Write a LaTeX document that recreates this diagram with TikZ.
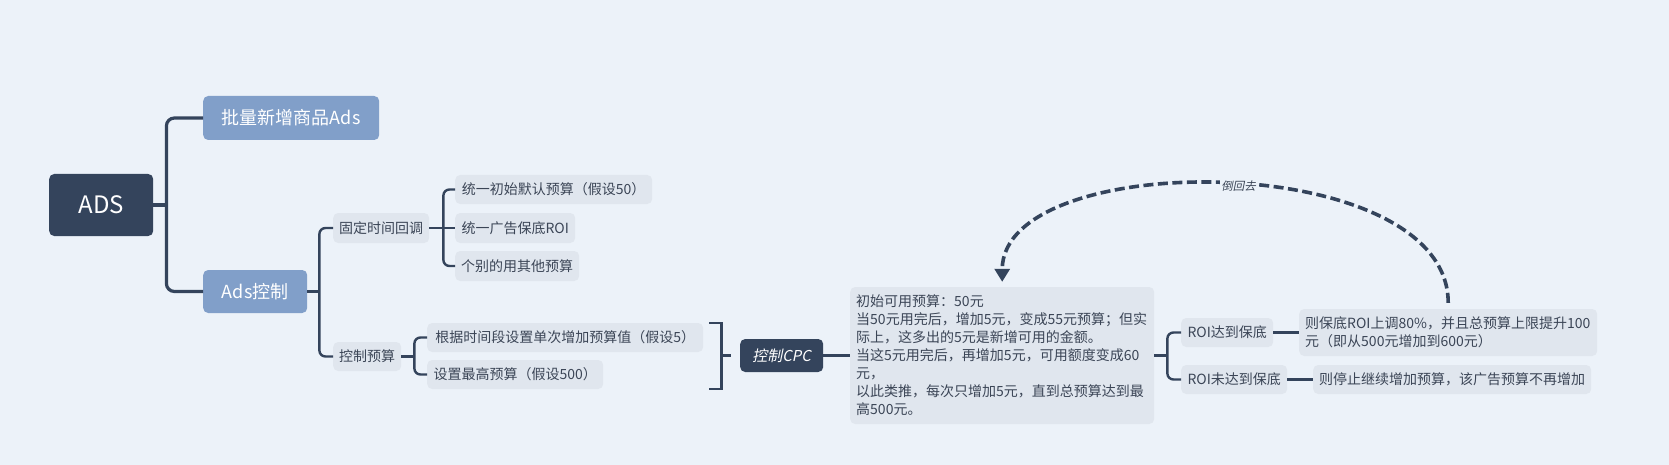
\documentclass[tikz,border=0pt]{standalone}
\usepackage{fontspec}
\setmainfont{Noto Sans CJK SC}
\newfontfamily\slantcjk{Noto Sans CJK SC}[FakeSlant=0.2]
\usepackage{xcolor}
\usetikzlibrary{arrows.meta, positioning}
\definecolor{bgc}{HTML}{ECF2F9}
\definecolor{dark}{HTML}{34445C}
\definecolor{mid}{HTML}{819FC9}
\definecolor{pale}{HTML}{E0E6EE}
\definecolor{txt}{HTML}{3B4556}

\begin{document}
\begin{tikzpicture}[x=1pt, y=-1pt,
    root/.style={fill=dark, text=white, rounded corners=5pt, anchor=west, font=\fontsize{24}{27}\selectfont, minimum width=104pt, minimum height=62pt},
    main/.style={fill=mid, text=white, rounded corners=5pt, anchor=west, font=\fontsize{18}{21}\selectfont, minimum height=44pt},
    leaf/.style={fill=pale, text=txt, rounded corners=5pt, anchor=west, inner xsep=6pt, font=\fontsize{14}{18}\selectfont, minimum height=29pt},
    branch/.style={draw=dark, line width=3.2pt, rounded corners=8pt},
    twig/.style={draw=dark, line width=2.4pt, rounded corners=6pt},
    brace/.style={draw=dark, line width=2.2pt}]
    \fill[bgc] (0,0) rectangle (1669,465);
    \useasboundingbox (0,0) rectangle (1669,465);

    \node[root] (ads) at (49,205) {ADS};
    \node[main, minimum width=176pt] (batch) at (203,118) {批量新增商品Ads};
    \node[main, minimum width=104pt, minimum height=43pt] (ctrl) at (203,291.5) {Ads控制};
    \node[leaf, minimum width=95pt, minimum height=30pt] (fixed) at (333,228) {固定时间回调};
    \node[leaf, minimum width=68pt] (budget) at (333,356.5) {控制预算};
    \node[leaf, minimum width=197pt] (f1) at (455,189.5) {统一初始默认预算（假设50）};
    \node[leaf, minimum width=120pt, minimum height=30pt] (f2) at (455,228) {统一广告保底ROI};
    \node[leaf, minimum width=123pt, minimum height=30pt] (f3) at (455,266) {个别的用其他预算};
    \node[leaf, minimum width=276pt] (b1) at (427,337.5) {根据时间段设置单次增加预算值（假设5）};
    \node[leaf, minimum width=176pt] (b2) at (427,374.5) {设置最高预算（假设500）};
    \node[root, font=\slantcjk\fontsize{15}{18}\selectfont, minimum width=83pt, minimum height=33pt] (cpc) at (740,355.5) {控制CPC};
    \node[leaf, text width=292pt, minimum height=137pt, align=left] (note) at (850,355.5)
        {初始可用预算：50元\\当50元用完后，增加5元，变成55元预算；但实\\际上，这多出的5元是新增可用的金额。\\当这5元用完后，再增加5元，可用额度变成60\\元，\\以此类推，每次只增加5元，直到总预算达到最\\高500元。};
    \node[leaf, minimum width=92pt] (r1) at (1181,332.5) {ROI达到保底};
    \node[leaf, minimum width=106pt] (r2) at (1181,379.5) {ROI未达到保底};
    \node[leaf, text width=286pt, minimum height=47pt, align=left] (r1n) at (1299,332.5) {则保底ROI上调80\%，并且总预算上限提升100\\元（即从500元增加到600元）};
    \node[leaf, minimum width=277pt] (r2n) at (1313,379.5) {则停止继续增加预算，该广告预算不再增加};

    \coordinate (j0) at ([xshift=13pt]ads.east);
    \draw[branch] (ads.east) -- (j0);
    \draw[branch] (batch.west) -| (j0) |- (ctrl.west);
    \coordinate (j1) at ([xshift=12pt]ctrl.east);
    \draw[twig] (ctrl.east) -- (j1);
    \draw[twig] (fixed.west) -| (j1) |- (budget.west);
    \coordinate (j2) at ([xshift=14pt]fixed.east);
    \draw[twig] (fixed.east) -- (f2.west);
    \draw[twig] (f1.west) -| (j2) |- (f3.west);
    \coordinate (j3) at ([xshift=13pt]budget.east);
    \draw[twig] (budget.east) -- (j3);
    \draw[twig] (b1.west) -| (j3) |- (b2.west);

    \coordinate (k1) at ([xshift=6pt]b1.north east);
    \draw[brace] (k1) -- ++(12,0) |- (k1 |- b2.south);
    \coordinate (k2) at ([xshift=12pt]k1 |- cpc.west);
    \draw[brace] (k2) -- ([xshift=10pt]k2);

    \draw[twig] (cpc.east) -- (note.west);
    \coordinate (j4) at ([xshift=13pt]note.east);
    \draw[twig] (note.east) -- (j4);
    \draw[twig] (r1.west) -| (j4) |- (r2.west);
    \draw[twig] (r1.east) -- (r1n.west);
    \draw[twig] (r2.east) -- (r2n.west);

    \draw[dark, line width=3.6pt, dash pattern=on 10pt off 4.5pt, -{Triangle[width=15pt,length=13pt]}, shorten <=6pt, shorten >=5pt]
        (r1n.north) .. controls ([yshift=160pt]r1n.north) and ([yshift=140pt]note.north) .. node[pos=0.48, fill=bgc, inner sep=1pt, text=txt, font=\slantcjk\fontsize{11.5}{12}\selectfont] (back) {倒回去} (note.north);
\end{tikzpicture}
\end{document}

→ **DO THIS**: Images should not appear in the copy; retype the listing above exactly.

→ **ANSWER TO THIS TASK**:
Write a LaTeX document that recreates this diagram with TikZ.
\documentclass[tikz,border=0pt]{standalone}
\usepackage{fontspec}
\setmainfont{Noto Sans CJK SC}
\newfontfamily\slantcjk{Noto Sans CJK SC}[FakeSlant=0.2]
\usepackage{xcolor}
\usetikzlibrary{arrows.meta, positioning}
\definecolor{bgc}{HTML}{ECF2F9}
\definecolor{dark}{HTML}{34445C}
\definecolor{mid}{HTML}{819FC9}
\definecolor{pale}{HTML}{E0E6EE}
\definecolor{txt}{HTML}{3B4556}

\begin{document}
\begin{tikzpicture}[x=1pt, y=-1pt,
    root/.style={fill=dark, text=white, rounded corners=5pt, anchor=west, font=\fontsize{24}{27}\selectfont, minimum width=104pt, minimum height=62pt},
    main/.style={fill=mid, text=white, rounded corners=5pt, anchor=west, font=\fontsize{18}{21}\selectfont, minimum height=44pt},
    leaf/.style={fill=pale, text=txt, rounded corners=5pt, anchor=west, inner xsep=6pt, font=\fontsize{14}{18}\selectfont, minimum height=29pt},
    branch/.style={draw=dark, line width=3.2pt, rounded corners=8pt},
    twig/.style={draw=dark, line width=2.4pt, rounded corners=6pt},
    brace/.style={draw=dark, line width=2.2pt}]
    \fill[bgc] (0,0) rectangle (1669,465);
    \useasboundingbox (0,0) rectangle (1669,465);

    \node[root] (ads) at (49,205) {ADS};
    \node[main, minimum width=176pt] (batch) at (203,118) {批量新增商品Ads};
    \node[main, minimum width=104pt, minimum height=43pt] (ctrl) at (203,291.5) {Ads控制};
    \node[leaf, minimum width=95pt, minimum height=30pt] (fixed) at (333,228) {固定时间回调};
    \node[leaf, minimum width=68pt] (budget) at (333,356.5) {控制预算};
    \node[leaf, minimum width=197pt] (f1) at (455,189.5) {统一初始默认预算（假设50）};
    \node[leaf, minimum width=120pt, minimum height=30pt] (f2) at (455,228) {统一广告保底ROI};
    \node[leaf, minimum width=123pt, minimum height=30pt] (f3) at (455,266) {个别的用其他预算};
    \node[leaf, minimum width=276pt] (b1) at (427,337.5) {根据时间段设置单次增加预算值（假设5）};
    \node[leaf, minimum width=176pt] (b2) at (427,374.5) {设置最高预算（假设500）};
    \node[root, font=\slantcjk\fontsize{15}{18}\selectfont, minimum width=83pt, minimum height=33pt] (cpc) at (740,355.5) {控制CPC};
    \node[leaf, text width=292pt, minimum height=137pt, align=left] (note) at (850,355.5)
        {初始可用预算：50元\\当50元用完后，增加5元，变成55元预算；但实\\际上，这多出的5元是新增可用的金额。\\当这5元用完后，再增加5元，可用额度变成60\\元，\\以此类推，每次只增加5元，直到总预算达到最\\高500元。};
    \node[leaf, minimum width=92pt] (r1) at (1181,332.5) {ROI达到保底};
    \node[leaf, minimum width=106pt] (r2) at (1181,379.5) {ROI未达到保底};
    \node[leaf, text width=286pt, minimum height=47pt, align=left] (r1n) at (1299,332.5) {则保底ROI上调80\%，并且总预算上限提升100\\元（即从500元增加到600元）};
    \node[leaf, minimum width=277pt] (r2n) at (1313,379.5) {则停止继续增加预算，该广告预算不再增加};

    \coordinate (j0) at ([xshift=13pt]ads.east);
    \draw[branch] (ads.east) -- (j0);
    \draw[branch] (batch.west) -| (j0) |- (ctrl.west);
    \coordinate (j1) at ([xshift=12pt]ctrl.east);
    \draw[twig] (ctrl.east) -- (j1);
    \draw[twig] (fixed.west) -| (j1) |- (budget.west);
    \coordinate (j2) at ([xshift=14pt]fixed.east);
    \draw[twig] (fixed.east) -- (f2.west);
    \draw[twig] (f1.west) -| (j2) |- (f3.west);
    \coordinate (j3) at ([xshift=13pt]budget.east);
    \draw[twig] (budget.east) -- (j3);
    \draw[twig] (b1.west) -| (j3) |- (b2.west);

    \coordinate (k1) at ([xshift=6pt]b1.north east);
    \draw[brace] (k1) -- ++(12,0) |- (k1 |- b2.south);
    \coordinate (k2) at ([xshift=12pt]k1 |- cpc.west);
    \draw[brace] (k2) -- ([xshift=10pt]k2);

    \draw[twig] (cpc.east) -- (note.west);
    \coordinate (j4) at ([xshift=13pt]note.east);
    \draw[twig] (note.east) -- (j4);
    \draw[twig] (r1.west) -| (j4) |- (r2.west);
    \draw[twig] (r1.east) -- (r1n.west);
    \draw[twig] (r2.east) -- (r2n.west);

    \draw[dark, line width=3.6pt, dash pattern=on 10pt off 4.5pt, -{Triangle[width=15pt,length=13pt]}, shorten <=6pt, shorten >=5pt]
        (r1n.north) .. controls ([yshift=160pt]r1n.north) and ([yshift=140pt]note.north) .. node[pos=0.48, fill=bgc, inner sep=1pt, text=txt, font=\slantcjk\fontsize{11.5}{12}\selectfont] (back) {倒回去} (note.north);
\end{tikzpicture}
\end{document}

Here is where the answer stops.